Preparing your own character

There are three main steps in creating an animated humanoid character from scratch: modelling, rigging and skinning.

Modelling

This is the process of creating your own humanoid mesh in a 3D modelling package - 3DSMax, Maya, Blender, etc. Although this is a whole subject in its own right, there are a few guidelines you can follow to ensure a model works well with animation in a Unity project.

• Observe a sensible topology. The exact nature of a “sensible” structure for your mesh is rather subtle but generally, you should bear in mind how the vertices and triangles of the model will be distorted as it is animated. A poor topology will not allow the model to move without unsightly distortion of the mesh. A lot can be learned by studying existing 3D character meshes to see how the topology is arranged and why.
• Be mindful of the scale of your mesh. Do a test import and compare the size of your imported model with a “meter cube” (the standard Unity cube primitive has a side length of one unit, so it can be taken as a 1m cube for most purposes). Check the units your 3D package is using and adjust the export settings so that the size of the model is in correct proportion to the cube. Unless you are careful, it is easy to create models without any notion of their scale and consequently end up with a set of objects that are disproportionate in size when they are imported into Unity.
• Arrange the mesh so that the character’s feet are standing on the local origin or “anchor point” of the model. Since a character typically walks upright on a floor, it is much easier to handle if its anchor point (ie, its transform position) is directly on that floor.
• Model in a T-pose if you can. This will help allow space to refine polygon detail where you need it (e.g. underarms).
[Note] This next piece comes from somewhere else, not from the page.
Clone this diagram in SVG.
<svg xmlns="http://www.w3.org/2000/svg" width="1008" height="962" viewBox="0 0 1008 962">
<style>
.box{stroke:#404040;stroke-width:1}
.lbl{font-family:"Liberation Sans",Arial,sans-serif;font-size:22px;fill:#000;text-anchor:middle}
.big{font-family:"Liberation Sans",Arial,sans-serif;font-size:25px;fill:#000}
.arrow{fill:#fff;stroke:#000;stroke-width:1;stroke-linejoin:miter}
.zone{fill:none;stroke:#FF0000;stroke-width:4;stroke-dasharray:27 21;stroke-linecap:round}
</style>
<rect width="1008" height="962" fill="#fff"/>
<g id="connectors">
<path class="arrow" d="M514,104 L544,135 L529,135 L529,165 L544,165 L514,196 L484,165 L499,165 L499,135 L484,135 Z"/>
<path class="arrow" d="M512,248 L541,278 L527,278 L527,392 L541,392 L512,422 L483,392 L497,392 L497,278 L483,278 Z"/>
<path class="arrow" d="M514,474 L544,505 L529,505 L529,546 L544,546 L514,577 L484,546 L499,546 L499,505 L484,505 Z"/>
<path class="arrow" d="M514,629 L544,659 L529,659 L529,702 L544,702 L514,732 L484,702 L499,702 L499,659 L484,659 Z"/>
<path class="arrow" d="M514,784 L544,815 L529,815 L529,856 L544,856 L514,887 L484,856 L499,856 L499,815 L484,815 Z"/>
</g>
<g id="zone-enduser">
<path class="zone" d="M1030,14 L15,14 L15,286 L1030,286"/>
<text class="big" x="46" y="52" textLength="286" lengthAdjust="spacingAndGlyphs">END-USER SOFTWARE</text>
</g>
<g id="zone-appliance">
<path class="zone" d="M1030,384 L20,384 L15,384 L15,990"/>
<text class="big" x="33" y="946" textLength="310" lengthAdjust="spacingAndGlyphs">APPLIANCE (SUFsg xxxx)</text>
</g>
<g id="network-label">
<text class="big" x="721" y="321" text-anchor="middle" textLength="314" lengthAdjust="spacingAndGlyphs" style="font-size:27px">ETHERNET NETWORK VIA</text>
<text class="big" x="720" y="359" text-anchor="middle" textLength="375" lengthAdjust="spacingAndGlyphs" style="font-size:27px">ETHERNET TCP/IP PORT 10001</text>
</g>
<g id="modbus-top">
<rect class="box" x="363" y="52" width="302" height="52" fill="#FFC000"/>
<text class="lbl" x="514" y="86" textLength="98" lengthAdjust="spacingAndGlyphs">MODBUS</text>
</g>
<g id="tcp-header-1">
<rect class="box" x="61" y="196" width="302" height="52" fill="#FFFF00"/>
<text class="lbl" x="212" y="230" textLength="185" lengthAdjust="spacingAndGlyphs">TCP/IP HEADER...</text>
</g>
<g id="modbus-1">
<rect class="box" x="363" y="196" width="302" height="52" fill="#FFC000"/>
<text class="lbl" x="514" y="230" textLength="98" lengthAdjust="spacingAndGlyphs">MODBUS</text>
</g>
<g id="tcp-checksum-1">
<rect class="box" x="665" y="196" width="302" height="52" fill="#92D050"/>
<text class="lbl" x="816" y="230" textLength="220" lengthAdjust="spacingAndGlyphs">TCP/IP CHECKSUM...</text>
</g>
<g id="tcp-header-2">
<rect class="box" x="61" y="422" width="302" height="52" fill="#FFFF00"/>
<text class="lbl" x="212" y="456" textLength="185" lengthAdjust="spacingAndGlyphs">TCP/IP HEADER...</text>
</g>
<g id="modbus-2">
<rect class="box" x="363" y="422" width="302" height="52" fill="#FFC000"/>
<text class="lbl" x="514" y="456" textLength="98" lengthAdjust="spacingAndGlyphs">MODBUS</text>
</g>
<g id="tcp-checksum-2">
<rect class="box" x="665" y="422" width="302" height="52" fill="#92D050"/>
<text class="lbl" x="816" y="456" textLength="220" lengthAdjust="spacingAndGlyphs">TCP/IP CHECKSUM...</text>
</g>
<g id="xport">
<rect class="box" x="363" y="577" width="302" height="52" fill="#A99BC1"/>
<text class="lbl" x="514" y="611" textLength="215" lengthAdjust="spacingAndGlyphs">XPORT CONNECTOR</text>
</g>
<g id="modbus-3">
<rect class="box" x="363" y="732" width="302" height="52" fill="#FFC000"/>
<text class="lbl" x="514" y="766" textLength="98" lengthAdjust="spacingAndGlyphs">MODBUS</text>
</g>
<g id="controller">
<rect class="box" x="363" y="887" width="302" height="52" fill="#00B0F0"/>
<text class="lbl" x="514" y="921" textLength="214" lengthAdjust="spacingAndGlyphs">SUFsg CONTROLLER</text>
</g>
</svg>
This will also make it easier to position your rig inside the mesh.
• Clean up your model. Where possible, cap holes, weld verts and remove hidden faces, this will help with skinning, especially automated skinning processes.

Rigging

This is the process of creating a skeleton of joints to control the movements of your model.
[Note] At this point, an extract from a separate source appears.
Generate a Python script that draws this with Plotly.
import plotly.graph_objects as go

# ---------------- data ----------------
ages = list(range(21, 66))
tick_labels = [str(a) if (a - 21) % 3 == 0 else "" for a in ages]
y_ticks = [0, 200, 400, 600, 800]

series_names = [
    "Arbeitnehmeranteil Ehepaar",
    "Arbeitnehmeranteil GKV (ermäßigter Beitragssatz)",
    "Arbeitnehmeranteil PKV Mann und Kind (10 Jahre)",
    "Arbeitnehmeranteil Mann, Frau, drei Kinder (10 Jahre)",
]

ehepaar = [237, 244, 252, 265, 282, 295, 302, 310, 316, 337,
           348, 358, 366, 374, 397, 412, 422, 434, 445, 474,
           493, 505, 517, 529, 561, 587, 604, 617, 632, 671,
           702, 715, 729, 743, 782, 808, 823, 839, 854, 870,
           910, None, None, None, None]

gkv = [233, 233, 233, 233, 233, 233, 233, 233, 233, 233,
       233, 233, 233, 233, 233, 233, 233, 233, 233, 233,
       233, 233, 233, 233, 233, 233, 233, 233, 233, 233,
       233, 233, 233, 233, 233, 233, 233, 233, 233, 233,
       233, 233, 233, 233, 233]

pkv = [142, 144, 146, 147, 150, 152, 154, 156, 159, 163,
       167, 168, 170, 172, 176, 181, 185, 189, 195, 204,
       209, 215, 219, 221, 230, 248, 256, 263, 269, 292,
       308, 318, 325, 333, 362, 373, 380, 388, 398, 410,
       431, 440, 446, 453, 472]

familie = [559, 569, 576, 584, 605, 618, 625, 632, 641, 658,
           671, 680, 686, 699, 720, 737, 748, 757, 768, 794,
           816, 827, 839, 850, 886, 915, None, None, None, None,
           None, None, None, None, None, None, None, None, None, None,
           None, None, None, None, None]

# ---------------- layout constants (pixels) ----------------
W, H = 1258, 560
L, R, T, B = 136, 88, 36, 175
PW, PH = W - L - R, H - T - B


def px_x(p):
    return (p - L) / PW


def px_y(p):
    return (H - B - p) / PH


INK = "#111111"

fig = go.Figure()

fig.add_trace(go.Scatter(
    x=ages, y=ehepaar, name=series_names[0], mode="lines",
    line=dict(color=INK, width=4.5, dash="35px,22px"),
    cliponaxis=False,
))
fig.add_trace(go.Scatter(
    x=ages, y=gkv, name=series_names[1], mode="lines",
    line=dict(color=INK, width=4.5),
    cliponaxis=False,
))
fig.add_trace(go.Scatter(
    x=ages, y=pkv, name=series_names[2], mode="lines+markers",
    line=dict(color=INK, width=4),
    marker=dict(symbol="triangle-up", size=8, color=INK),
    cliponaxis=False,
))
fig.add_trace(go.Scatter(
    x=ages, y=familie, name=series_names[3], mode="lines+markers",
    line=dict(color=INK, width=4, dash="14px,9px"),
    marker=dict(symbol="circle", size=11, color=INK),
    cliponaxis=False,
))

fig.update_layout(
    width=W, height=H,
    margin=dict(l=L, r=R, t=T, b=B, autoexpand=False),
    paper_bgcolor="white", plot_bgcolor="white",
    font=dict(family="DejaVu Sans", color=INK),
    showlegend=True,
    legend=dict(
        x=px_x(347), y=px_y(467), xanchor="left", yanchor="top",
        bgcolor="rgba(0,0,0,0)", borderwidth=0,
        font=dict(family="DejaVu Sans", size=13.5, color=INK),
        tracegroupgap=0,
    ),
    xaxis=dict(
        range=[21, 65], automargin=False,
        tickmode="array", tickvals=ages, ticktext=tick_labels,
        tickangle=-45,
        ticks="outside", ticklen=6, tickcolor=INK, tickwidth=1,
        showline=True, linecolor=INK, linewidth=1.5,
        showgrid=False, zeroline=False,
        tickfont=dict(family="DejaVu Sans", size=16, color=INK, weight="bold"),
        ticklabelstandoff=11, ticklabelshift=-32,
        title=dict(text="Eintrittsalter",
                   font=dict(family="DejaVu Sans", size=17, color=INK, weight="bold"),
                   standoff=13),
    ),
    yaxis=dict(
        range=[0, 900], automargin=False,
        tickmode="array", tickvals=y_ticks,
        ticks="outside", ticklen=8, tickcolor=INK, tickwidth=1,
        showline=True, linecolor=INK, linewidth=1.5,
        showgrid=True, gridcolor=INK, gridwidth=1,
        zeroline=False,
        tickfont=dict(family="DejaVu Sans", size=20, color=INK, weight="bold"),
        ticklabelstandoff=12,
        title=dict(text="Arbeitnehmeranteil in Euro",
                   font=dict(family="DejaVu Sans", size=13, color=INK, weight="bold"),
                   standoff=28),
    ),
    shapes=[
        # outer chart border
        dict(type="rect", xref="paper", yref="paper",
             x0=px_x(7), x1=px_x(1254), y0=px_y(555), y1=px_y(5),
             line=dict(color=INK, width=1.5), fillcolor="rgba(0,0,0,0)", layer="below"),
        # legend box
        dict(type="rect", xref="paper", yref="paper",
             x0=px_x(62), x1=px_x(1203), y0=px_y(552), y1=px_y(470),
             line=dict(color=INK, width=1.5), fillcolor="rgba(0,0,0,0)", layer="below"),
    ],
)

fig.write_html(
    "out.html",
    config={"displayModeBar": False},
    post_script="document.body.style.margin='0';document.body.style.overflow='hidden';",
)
3D packages provide a number of ways to create joints for your humanoid rig. These range from ready-made biped skeletons that you can scale to fit your mesh, right through to tools for individual bone creation and parenting to create your own bone structure. To work with Mecanim, the hips should be the root element of the bone hierarchy. A minimum of fifteen bones are required in the skeleton.

The joint/bone hierachy should follow a natural structure for the character you are creating. Given that arms and legs come in pairs, you should use a consistent convention for naming them (eg, “arm_L” for the left arm, “arm_R” for the right arm, etc). Possible structures for the hierarchy might be:-

* HIPS - spine - chest - shoulders - arm - forearm - hand
* HIPS - spine - chest - neck - head
* HIPS - UpLeg - Leg - foot - toe - toe_end

Skinning

This is the process of attaching the mesh to the skeleton.

Skinning involves binding vertices in your mesh to bones, either directly (rigid bind) or with blended influence to a number of bones (soft bind). Different software packages use different methods, eg, assigning individual vertices and painting the weighting of influence per bone onto the mesh. The initial setup is typically automated, say by finding the nearest influence or using “heatmaps”. Skinning usually requires a fair amount of work and testing with animations in order to ensure satisfactory results for the skin deformation. Some general guidelines for this process include:

• Using an automated process initially to set up some of the skinning (see relevant tutorials on 3DMax, Maya, etc).
• Creating a simple animation for your rig or importing some animation data to act as a test for the skinning. This should give you a quick way to evaluate whether or not the skinning looks good in motion.
• Incrementally editing and refining your skinning solution.
• Sticking to a maximum of four influences when using a soft bind, since this is the maximum number that Unity will handle. If more than four influences affect part of the mesh then at least some information will be lost when playing the animation in Unity.